The selection committee headed by Gilles Saint-Paul, scientific director of the SCOR-PSE Chair, awarded the 2019 prize to Maryam Farboodi, Assistant Professor of Finance at the MIT Sloan School of Management for her recent paper titled “International and Voluntary Exposure to Counterparty Risk”. In this paper, Maryam develops a model of the financial sector in which endogenous intermediation among debt-financed banks generates excessive systemic risk. 

Maryam Farboodi

There is overwhelming evidence that interbank markets exhibit a core-periphery structure, which may increase systemic risk. In line with this observation, this work provides a new theoretical framework to analyze the endogenous formation of networks in the financial sector.
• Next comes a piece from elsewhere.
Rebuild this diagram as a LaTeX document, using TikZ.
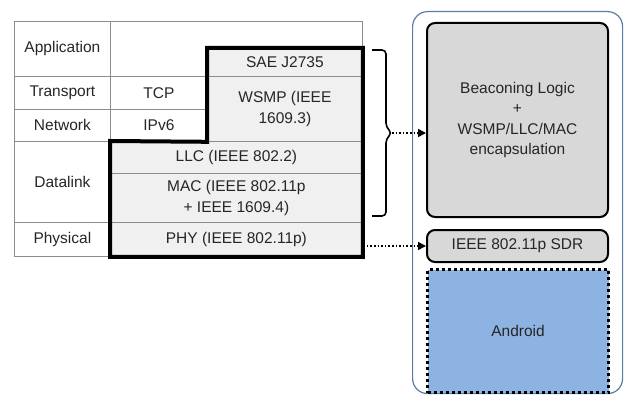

Maryam then shows that the interbank network generated by the model is socially inefficient: Banks who make risky investments overconnect, exposing themselves to excessive counterparty risk, while banks who mainly provide funding end up with too few connections. Overall, her work suggests that explicitly modeling the interaction between banks’ incentives to capture higher returns, with intermediation, a necessary mechanism to allocate liquidity within the financial system, jointly explains the stylized facts about global structure of interbank networks, interbank interconnectedness, and gross and net exposures among financial institutions. Moreover, by providing sharp predictions about sources of inefficiency in interbank relationships, the model contributes to the heated policy debate on how to regulate the financial market.